This Is The Most Unsettling Reason To Avoid Taking A Cruise If You're Looking For An Authentic Experience

Cruises promise a hassle-free way to explore the world: wake up somewhere new every morning while enjoying a floating resort of restaurants, pools, and entertainment. But if you're hoping for a truly authentic experience, one where you connect with local cultures, landscapes, and communities, you might want to think twice.
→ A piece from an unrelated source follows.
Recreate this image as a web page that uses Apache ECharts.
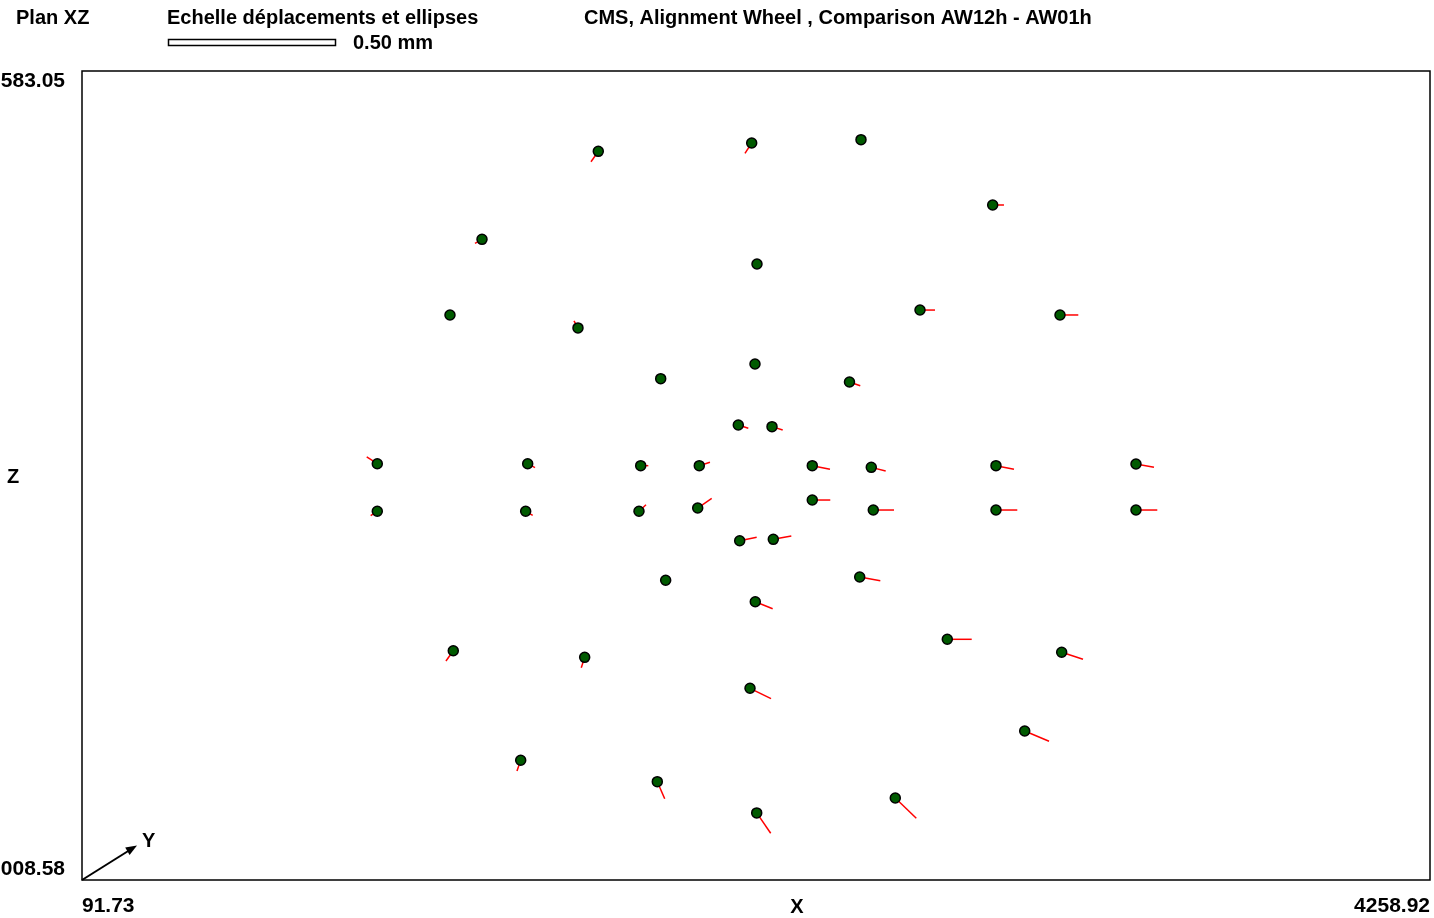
<!DOCTYPE html>
<html>
<head>
<meta charset="utf-8">
<script src="https://cdn.jsdelivr.net/npm/echarts@6/dist/echarts.min.js"></script>
<style>
html,body{margin:0;padding:0;background:#fff;}
#chart{width:1434px;height:918px;}
</style>
</head>
<body>
<div id="chart"></div>
<script>
// ---- Data ----
// Axis range
const xRange = [91.73, 4258.92];
const zRange = [1008.58, 1583.05];
// Tick labels exactly as printed in the reference
const xTickLabels = ['91.73', '4258.92'];
const zTickLabels = ['008.58', '583.05'];

// Point positions (X, Z)
const pointX = [
  1687.8, 2162.0, 2499.9, 2907.0, 1328.3, 2178.4, 1229.3, 2682.3, 3115.1, 1625.0,
  1880.7, 2172.2, 2464.3, 2120.6, 2224.8, 1004.6, 1469.5, 1818.9, 2000.0, 2349.3,
  2531.7, 2917.2, 3350.0, 1004.6, 1463.3, 1813.6, 1995.1, 2349.3, 2537.9, 2917.2,
  3350.0, 2124.9, 2228.8, 1896.1, 2495.9, 2173.1, 2766.7, 1239.5, 3120.3, 1645.7,
  2156.8, 3006.0, 1447.9, 1870.2, 2605.9, 2177.5
];
const pointZ = [
  1526.0, 1531.9, 1534.3, 1487.9, 1463.5, 1446.0, 1409.8, 1413.3, 1409.8, 1400.6,
  1364.6, 1375.0, 1362.2, 1331.7, 1330.5, 1304.2, 1304.2, 1302.8, 1302.8, 1302.8,
  1301.6, 1302.8, 1304.0, 1270.4, 1270.4, 1270.4, 1272.7, 1278.4, 1271.3, 1271.3,
  1271.3, 1249.5, 1250.5, 1221.4, 1223.7, 1206.2, 1179.5, 1171.4, 1170.3, 1166.7,
  1144.7, 1114.4, 1093.6, 1078.4, 1066.8, 1056.2
];
// Displacements (mm) in X and Z
const dispX = [
  -0.0219, -0.0201, -0.0060, 0.0338, -0.0210, 0.0090, 0.0000, 0.0449, 0.0548, -0.0120,
  0.0070, 0.0090, 0.0323, 0.0299, 0.0320, -0.0317, 0.0219, 0.0228, 0.0320, 0.0530,
  0.0431, 0.0539, 0.0539, -0.0198, 0.0210, 0.0210, 0.0419, 0.0539, 0.0620, 0.0638,
  0.0638, 0.0509, 0.0539, 0.0000, 0.0617, 0.0521, 0.0731, -0.0219, 0.0638, -0.0102,
  0.0629, 0.0728, -0.0111, 0.0222, 0.0629, 0.0419
];
const dispZ = [
  -0.0311, -0.0308, -0.0080, 0.0000, -0.0120, 0.0100, 0.0000, 0.0000, 0.0000, 0.0210,
  -0.0110, -0.0110, -0.0111, -0.0099, -0.0099, 0.0201, -0.0120, 0.0000, 0.0102, -0.0108,
  -0.0111, -0.0108, -0.0099, -0.0132, -0.0120, 0.0198, 0.0290, 0.0000, 0.0000, 0.0000,
  0.0000, 0.0102, 0.0099, 0.0000, -0.0111, -0.0210, 0.0000, -0.0308, -0.0210, -0.0311,
  -0.0311, -0.0308, -0.0320, -0.0509, -0.0608, -0.0608
];
// Scale bar of the reference: 0.50 mm
const scaleBarMm = 0.5;

// ---- Styles ----
const scaleBarPx = 167;              // length of the scale bar in pixels
const pxPerMm = scaleBarPx / scaleBarMm;
const FONT = '"Liberation Sans", Arial, sans-serif';
const FS = 20;
const FSN = 21;

const pts = pointX.map((x, i) => [x, pointZ[i]]);
const vecs = pointX.map((x, i) => [x, pointZ[i], dispX[i], dispZ[i]]);

const G = {left: 82, top: 71, right: 4, bottom: 38};

const chart = echarts.init(document.getElementById('chart'), null, {renderer: 'canvas'});
const txt = (x, y, s, extra) => ({
  type: 'text', x: x, y: y, silent: true,
  style: Object.assign({text: s, font: 'bold ' + FS + 'px ' + FONT, fill: '#000', verticalAlign: 'middle'}, extra || {})
});

chart.setOption({
  animation: false,
  backgroundColor: '#fff',
  grid: {left: G.left, top: G.top, right: G.right, bottom: G.bottom, show: true,
         containLabel: false, outerBoundsMode: 'none',
         borderColor: '#000', borderWidth: 1.5, backgroundColor: 'transparent'},
  xAxis: {
    type: 'value', min: xRange[0], max: xRange[1],
    axisLine: {show: false}, axisTick: {show: false}, splitLine: {show: false},
    axisLabel: {
      customValues: xRange,
      formatter: (v) => (Math.abs(v - xRange[0]) < 1e-6 ? xTickLabels[0] : xTickLabels[1]),
      alignMinLabel: 'left', alignMaxLabel: 'right',
      margin: 16, color: '#000', fontFamily: FONT, fontWeight: 'bold', fontSize: FSN
    }
  },
  yAxis: {
    type: 'value', min: zRange[0], max: zRange[1],
    axisLine: {show: false}, axisTick: {show: false}, splitLine: {show: false},
    axisLabel: {
      customValues: zRange,
      formatter: (v) => (Math.abs(v - zRange[0]) < 1e-6 ? zTickLabels[0] : zTickLabels[1]),
      verticalAlignMinLabel: 'bottom', verticalAlignMaxLabel: 'top',
      margin: 17, color: '#000', fontFamily: FONT, fontWeight: 'bold', fontSize: FSN
    }
  },
  graphic: [
    txt(16, 18, 'Plan XZ'),
    txt(167, 18, 'Echelle déplacements et ellipses'),
    txt(584, 18, 'CMS, Alignment Wheel , Comparison AW12h - AW01h'),
    {type: 'rect', silent: true, shape: {x: 168.5, y: 39.5, width: scaleBarPx, height: 6},
     style: {fill: '#fff', stroke: '#000', lineWidth: 1.5}},
    txt(353, 43, scaleBarMm.toFixed(2) + ' mm'),
    txt(7, 477, 'Z'),
    txt(797, 907, 'X', {align: 'center'}),
    // Y direction arrow
    {type: 'line', silent: true, shape: {x1: 82, y1: 880, x2: 133, y2: 848},
     style: {stroke: '#000', lineWidth: 2}},
    {type: 'polygon', silent: true, shape: {points: [[137, 845.5], [129.6, 855], [125.2, 847.6]]},
     style: {fill: '#000'}},
    txt(142, 841, 'Y')
  ],
  series: [
    {
      type: 'custom',
      coordinateSystem: 'cartesian2d',
      data: vecs,
      encode: {x: 0, y: 1},
      z: 2,
      silent: true,
      renderItem: function (params, api) {
        const p = api.coord([api.value(0), api.value(1)]);
        const ex = p[0] + api.value(2) * pxPerMm;
        const ey = p[1] - api.value(3) * pxPerMm;
        return {
          type: 'line',
          shape: {x1: p[0], y1: p[1], x2: ex, y2: ey},
          style: {stroke: '#ff0000', lineWidth: 1.5}
        };
      }
    },
    {
      type: 'scatter',
      data: pts,
      z: 3,
      symbol: 'circle',
      symbolSize: 10,
      silent: true,
      itemStyle: {color: '#005a00', borderColor: '#000', borderWidth: 1.5, opacity: 1}
    }
  ]
});
</script>
</body>
</html>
Take a look at popular Caribbean Cruise itineraries. Some of the most visited "ports" aren't traditional towns or cities at all; they're privately owned islands or fenced-off terminals created by cruise lines themselves. Places like Royal Caribbean's Perfect Day at CocoCay or Carnival's Half Moon Cay are designed to keep tourists in a bubble. They are not real reflections of the places they claim to represent but sanitized versions of them, designed for revenue instead of genuine cultural exchange. It seems like cruise lines are not aware of what travelers today are looking for. For instance, a recent report from Trav Heir states that 86% of millennials say they travel to immerse themselves in culture and experiences, something you are not actually getting with many cruise trips.

Many locals are now shut out of beaches they once freely used, as cruise companies fence off and control these areas. Unless employed by the companies, access is often denied. "We feel like our island, our paradise, is being threatened," Ile-a-Vache local Pierre Kenold Alexis told TIME, afraid he and the other 14,000 residents will be shut off from their homes in Haiti. "If they are trying to push me out of my community, I will make a fuss."
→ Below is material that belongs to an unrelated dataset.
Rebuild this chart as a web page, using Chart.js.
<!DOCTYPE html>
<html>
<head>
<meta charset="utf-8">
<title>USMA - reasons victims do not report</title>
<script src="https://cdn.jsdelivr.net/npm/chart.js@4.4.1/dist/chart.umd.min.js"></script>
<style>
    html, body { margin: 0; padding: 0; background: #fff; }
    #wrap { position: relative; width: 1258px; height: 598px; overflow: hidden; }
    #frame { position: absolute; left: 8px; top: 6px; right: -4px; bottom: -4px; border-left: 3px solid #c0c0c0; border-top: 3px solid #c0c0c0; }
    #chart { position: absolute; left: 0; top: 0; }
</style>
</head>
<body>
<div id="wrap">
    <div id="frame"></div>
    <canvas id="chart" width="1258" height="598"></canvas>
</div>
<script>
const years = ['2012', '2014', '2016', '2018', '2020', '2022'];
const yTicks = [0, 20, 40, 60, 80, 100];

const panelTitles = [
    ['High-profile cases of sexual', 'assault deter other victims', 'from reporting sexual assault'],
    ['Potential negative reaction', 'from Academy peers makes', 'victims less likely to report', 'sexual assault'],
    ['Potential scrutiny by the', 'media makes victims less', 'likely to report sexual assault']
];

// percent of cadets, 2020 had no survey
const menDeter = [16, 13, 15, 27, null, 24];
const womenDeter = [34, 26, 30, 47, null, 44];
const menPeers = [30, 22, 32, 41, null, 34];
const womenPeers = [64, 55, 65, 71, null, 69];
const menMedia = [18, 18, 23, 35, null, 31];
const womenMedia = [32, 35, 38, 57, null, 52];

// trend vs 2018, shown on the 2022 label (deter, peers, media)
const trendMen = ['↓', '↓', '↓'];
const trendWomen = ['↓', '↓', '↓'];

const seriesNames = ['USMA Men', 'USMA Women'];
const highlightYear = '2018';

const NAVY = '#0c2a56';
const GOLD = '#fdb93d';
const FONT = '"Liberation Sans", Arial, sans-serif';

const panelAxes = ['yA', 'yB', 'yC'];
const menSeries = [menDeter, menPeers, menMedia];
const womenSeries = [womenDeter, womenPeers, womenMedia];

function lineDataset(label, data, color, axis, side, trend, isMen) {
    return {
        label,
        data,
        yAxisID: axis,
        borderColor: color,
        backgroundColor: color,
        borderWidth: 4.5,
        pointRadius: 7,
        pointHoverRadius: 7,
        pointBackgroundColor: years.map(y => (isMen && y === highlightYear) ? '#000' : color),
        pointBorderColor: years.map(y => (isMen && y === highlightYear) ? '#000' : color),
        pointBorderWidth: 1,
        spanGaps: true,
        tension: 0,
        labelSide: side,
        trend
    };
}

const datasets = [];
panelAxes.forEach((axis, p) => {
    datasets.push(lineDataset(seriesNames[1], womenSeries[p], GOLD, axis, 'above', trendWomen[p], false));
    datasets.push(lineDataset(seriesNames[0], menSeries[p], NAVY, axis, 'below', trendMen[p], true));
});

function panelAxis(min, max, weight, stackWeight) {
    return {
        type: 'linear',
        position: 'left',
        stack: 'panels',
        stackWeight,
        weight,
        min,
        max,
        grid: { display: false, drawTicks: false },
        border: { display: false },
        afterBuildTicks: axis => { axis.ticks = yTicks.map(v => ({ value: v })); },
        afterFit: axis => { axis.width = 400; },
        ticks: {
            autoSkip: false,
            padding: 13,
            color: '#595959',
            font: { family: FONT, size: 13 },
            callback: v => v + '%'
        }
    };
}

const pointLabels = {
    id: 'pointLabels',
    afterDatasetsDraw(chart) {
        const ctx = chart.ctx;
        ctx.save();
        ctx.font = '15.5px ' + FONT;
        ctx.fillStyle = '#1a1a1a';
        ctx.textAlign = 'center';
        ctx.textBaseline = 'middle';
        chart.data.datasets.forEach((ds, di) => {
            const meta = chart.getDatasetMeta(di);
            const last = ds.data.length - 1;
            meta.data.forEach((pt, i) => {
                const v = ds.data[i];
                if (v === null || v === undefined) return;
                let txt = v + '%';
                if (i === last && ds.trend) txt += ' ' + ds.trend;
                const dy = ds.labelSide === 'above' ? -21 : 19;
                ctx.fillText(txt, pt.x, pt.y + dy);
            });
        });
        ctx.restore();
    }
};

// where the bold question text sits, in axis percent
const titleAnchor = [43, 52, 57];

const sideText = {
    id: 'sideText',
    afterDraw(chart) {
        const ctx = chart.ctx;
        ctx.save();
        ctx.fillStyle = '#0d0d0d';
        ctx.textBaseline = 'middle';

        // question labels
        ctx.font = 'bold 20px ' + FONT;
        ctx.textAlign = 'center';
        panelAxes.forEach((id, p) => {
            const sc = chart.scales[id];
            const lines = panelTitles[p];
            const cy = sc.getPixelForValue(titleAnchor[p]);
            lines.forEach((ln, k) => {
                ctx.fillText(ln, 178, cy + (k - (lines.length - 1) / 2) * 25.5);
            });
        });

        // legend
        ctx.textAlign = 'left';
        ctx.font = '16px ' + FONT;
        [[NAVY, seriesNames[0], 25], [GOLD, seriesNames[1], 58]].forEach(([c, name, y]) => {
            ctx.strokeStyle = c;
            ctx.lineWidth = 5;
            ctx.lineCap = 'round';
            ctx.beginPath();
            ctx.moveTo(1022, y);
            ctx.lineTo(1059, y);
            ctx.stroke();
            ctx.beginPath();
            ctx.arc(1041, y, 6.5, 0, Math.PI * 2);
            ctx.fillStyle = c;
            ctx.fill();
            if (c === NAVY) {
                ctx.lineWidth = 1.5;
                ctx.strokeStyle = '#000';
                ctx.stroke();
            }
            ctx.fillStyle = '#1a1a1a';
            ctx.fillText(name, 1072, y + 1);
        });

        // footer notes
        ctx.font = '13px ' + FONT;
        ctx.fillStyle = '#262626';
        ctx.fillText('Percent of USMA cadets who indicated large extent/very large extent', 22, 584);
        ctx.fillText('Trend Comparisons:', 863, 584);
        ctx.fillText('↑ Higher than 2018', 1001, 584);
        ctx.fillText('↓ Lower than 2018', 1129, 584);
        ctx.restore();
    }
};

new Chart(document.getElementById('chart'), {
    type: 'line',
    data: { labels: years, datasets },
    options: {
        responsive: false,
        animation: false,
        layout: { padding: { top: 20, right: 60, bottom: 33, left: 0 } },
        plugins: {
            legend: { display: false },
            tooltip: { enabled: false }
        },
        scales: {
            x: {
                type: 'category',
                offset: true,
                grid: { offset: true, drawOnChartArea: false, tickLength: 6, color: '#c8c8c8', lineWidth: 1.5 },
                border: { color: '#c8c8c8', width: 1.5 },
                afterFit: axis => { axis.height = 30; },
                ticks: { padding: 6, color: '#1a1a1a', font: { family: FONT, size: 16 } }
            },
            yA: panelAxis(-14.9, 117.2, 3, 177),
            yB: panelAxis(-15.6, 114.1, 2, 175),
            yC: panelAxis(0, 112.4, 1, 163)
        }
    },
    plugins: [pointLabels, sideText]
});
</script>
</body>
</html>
Cruise ports look like gateways to culture, but they're actually cutting local businesses out of the picture

Also, cruise lines design these private spaces to keep money circulating within their own ecosystem. That means food vendors, entertainers, shops, and even tour guides are often contracted directly by the cruise company. Local entrepreneurs — those who run family restaurants, craft markets, cultural tours — are shut out and left behind the fences, watching thousands of visitors dock just minutes away, unable to offer their services or share their stories. However, according to an American Express poll, 73% of travellers said it is important for them to help boost local small businesses in the destination they're in. This growing awareness makes the exclusion of local voices out of step with what travelers increasingly value.

If your goal is to understand a place and its people, then you might want to avoid taking a cruise. For instance, Journalist Jason Cochran wrote about how in Royal Caribbean's private island of Labadee, Haiti, locals asked tourists for money by extending their arms through the fence. When Cochran gave them bananas, he was asked not to do so again by one of the cruise line's employees. He and other tourists had to pretend they were in paradise, when outside the fences, 80% of Haitians live below the poverty line. Paradise is only a gated experience for tourists. The real island, town, or city is just out of reach.